Insurrectionists – one person in a “Camp Auschwitz” shirt, so many others in MAGA hats – rioted in an attempt to block President-elect Joe Biden’s free and fair win. To the surprise of no one, a remarkably meager law enforcement presence treated the mob, brandishing White supremacist iconography, with the sort of humanity that was withheld from Black Lives Matter protesters last summer.

Warnock, who will be Georgia’s first Black senator and the first Black Democrat to represent a Southern state in the Senate, has been the senior pastor of Atlanta’s Ebenezer Baptist Church since 2005.

More specifically, the senator-elect is the senior pastor of the same church where Martin Luther King Jr., arguably the most well-known face and voice of the civil rights movement, preached from 1960 until his assassination in 1968.

Since King’s death, Ebenezer – beloved as “America’s Freedom Church” – has retained its centrality in the fight for racial equality.

The funerals of Hosea Williams, an activist who in 1965 helped lead some 600 marchers across Selma’s Edmund Pettus Bridge on Bloody Sunday, and Rayshard Brooks, a 27-year-old Black man who in June was fatally shot by Atlanta police, were held at Ebenezer.

“Rayshard Brooks is the latest high-profile casualty in the struggle for justice and a battle for the soul of America. This is about him, but it is so much bigger than him,” Warnock said in his eulogy. “This country has become too accustomed and comfortable with Black people dying.”

In addition, Ebenezer served as a kind of refuge following the shooting at the “Mother Emanuel” African Methodist Episcopal Church in Charleston, South Carolina, in 2015.

“Ebenezer is a place that people turn to in these moments of crisis in this city and the nation,” Warnock told The Atlanta Journal-Constitution in July. “People saw it as a place where they could bring their pain, and families saw it as a sanctuary for them in a time of need.”

The congressman and civil rights leader John Lewis, whose activism played a key role in the passage of the Voting Rights Act of 1965, worshipped at Ebenezer, and his funeral was held in the church’s hallowed halls after his passing last summer.

“It is a great honor to be back in Ebenezer Baptist Church, in the pulpit of its greatest pastor, Dr. Martin Luther King Jr., to pay my respects to perhaps his finest disciple – an American whose faith was tested again and again to produce a man of pure joy and unbreakable perseverance – John Robert Lewis,” former President Barack Obama said in his eulogy.

(On the topic of voting rights, it’s worthwhile to underscore that lawmakers designed Georgia’s runoff system with an intention to dilute Black voters’ political power, as historians note. And yet, despite such efforts, and thanks to indefatigable grassroots organizers, high Black voter turnout helped propel Warnock and Ossoff to victory.)

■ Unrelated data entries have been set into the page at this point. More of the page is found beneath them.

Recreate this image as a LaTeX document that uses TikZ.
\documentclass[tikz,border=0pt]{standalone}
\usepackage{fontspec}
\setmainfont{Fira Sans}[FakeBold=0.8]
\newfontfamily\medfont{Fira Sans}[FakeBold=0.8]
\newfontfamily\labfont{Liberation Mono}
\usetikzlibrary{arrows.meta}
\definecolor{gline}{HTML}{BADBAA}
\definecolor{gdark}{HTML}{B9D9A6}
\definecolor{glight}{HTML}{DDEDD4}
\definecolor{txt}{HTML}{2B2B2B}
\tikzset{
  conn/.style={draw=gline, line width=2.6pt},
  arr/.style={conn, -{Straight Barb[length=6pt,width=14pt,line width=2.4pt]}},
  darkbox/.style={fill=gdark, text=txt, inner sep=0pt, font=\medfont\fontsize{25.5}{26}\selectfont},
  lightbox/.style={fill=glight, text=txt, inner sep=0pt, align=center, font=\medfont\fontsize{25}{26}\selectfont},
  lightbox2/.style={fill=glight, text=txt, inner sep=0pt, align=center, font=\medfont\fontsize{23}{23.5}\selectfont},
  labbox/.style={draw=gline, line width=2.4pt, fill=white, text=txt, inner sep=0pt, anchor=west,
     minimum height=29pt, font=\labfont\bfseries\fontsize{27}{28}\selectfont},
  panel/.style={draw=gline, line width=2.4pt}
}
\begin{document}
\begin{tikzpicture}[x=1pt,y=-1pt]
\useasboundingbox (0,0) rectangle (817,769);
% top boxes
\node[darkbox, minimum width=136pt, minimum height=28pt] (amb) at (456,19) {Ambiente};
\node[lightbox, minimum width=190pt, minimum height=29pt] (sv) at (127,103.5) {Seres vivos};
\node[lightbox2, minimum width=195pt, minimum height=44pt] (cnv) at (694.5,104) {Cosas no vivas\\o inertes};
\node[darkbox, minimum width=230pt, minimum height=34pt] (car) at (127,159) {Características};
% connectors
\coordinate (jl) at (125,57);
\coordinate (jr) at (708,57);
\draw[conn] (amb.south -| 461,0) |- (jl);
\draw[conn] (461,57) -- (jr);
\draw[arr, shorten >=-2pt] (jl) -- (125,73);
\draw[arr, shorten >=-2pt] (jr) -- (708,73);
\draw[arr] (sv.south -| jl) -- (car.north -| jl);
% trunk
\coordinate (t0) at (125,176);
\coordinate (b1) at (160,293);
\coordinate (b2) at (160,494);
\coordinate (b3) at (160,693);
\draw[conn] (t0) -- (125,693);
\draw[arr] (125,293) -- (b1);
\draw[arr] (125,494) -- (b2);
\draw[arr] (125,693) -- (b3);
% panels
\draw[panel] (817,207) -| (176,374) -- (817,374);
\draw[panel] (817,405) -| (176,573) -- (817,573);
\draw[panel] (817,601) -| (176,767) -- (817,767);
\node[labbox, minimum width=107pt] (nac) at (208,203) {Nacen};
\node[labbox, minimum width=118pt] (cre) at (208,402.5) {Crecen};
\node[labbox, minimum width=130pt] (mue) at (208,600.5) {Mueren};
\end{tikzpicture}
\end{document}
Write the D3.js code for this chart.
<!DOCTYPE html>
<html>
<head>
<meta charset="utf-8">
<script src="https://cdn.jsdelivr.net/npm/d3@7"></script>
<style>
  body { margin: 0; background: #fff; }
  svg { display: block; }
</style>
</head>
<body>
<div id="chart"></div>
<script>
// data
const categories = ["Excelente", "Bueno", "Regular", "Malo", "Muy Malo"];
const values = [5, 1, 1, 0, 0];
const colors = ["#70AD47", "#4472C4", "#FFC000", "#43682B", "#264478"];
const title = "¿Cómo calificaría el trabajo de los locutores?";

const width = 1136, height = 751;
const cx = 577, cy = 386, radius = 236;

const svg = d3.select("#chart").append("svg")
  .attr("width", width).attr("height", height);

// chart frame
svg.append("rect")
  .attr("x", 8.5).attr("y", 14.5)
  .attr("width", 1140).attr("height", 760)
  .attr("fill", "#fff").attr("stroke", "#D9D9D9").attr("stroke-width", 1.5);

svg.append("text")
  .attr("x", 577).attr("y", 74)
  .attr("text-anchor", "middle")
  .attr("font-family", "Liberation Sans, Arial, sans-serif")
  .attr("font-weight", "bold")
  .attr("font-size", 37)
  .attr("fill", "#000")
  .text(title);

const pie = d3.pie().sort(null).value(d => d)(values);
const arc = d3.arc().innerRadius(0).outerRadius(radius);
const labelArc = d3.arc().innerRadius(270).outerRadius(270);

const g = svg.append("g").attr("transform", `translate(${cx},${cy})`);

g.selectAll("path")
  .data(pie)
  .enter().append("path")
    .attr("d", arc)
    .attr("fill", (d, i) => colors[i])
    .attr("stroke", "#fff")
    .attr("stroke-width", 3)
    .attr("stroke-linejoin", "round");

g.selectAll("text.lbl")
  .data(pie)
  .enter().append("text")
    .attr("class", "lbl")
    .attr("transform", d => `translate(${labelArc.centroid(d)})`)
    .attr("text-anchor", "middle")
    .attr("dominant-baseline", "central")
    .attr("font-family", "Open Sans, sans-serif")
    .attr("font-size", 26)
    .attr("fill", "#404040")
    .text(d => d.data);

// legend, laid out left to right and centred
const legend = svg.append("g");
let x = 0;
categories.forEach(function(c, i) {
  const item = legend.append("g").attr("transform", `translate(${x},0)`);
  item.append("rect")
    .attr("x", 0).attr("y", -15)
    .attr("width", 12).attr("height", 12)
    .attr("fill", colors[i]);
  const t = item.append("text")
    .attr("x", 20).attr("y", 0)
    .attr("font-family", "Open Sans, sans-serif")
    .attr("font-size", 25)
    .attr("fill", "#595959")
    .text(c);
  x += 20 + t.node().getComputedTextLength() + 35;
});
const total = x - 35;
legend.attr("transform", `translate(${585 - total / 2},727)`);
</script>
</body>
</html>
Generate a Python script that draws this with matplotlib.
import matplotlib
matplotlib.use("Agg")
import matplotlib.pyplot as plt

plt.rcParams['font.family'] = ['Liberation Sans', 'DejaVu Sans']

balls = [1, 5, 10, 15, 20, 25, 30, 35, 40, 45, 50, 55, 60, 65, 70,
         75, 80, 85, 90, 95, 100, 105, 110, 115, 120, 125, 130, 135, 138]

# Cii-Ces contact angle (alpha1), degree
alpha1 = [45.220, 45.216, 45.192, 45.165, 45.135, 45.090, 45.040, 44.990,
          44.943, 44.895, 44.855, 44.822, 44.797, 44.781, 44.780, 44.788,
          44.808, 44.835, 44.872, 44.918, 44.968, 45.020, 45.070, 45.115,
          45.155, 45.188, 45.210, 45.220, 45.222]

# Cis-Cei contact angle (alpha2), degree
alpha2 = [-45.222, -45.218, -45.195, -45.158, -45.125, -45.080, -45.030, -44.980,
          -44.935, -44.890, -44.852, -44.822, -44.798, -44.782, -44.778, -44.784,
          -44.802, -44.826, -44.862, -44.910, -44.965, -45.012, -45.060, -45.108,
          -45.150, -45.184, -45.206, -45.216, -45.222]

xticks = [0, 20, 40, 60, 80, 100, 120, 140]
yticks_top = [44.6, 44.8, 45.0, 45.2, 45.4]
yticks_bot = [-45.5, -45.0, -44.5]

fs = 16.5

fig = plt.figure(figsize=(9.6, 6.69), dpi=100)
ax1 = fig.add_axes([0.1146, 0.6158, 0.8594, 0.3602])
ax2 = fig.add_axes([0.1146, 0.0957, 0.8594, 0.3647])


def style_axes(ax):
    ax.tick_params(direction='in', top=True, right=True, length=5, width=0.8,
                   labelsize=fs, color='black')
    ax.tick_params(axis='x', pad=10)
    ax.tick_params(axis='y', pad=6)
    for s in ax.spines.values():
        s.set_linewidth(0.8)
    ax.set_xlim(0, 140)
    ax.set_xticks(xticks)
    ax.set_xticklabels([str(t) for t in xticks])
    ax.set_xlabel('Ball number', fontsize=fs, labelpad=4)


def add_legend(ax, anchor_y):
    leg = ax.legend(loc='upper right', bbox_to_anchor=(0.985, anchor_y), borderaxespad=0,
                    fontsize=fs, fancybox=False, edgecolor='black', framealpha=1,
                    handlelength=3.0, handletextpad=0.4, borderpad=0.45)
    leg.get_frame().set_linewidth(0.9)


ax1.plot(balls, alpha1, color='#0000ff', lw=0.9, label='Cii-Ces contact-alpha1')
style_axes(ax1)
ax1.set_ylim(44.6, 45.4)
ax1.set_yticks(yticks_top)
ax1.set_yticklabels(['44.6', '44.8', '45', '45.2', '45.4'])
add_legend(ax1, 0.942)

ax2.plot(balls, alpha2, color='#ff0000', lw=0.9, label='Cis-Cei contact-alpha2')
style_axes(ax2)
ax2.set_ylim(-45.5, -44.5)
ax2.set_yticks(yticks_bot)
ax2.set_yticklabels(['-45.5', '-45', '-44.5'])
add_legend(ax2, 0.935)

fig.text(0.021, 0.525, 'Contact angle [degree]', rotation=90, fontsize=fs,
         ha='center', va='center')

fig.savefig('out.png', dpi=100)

Not to be ignored: the fact that Ossoff’s triumph will make him Georgia’s first Jewish senator.

That a Black man and a Jewish man, both from the Deep South, are about to go to Washington as senators recalls a similar alliance from the civil rights era.

Consider that historians estimate that up to half of the White students who participated in Freedom Summer – the 1964 campaign to ramp up the number of registered Black voters in Mississippi – were Jewish.

On a more tragic note, Andrew Goodman and Michael Schwerner, two of the three Freedom Summer workers abducted and killed in the infamous 1964 Mississippi Burning case, were Jewish. James Chaney, the other worker, was Black.

Put another way, Black Americans and Jews share an important, though not always harmonious, historical bond, as the scholar Edward S. Shapiro writes in his 1994 essay, “Blacks and Jews Intertwined.”

It was this particular kinship that Warnock echoed on Wednesday morning, as he fit himself and Ossoff into history.

“We now represent the state of Georgia. I think Abraham Joshua Heschel – the rabbi who said when he marched with Dr. King, he felt like his legs were praying – I think he and Dr. King are smiling in this moment,” Warnock told CNN. “We hope to make them proud.”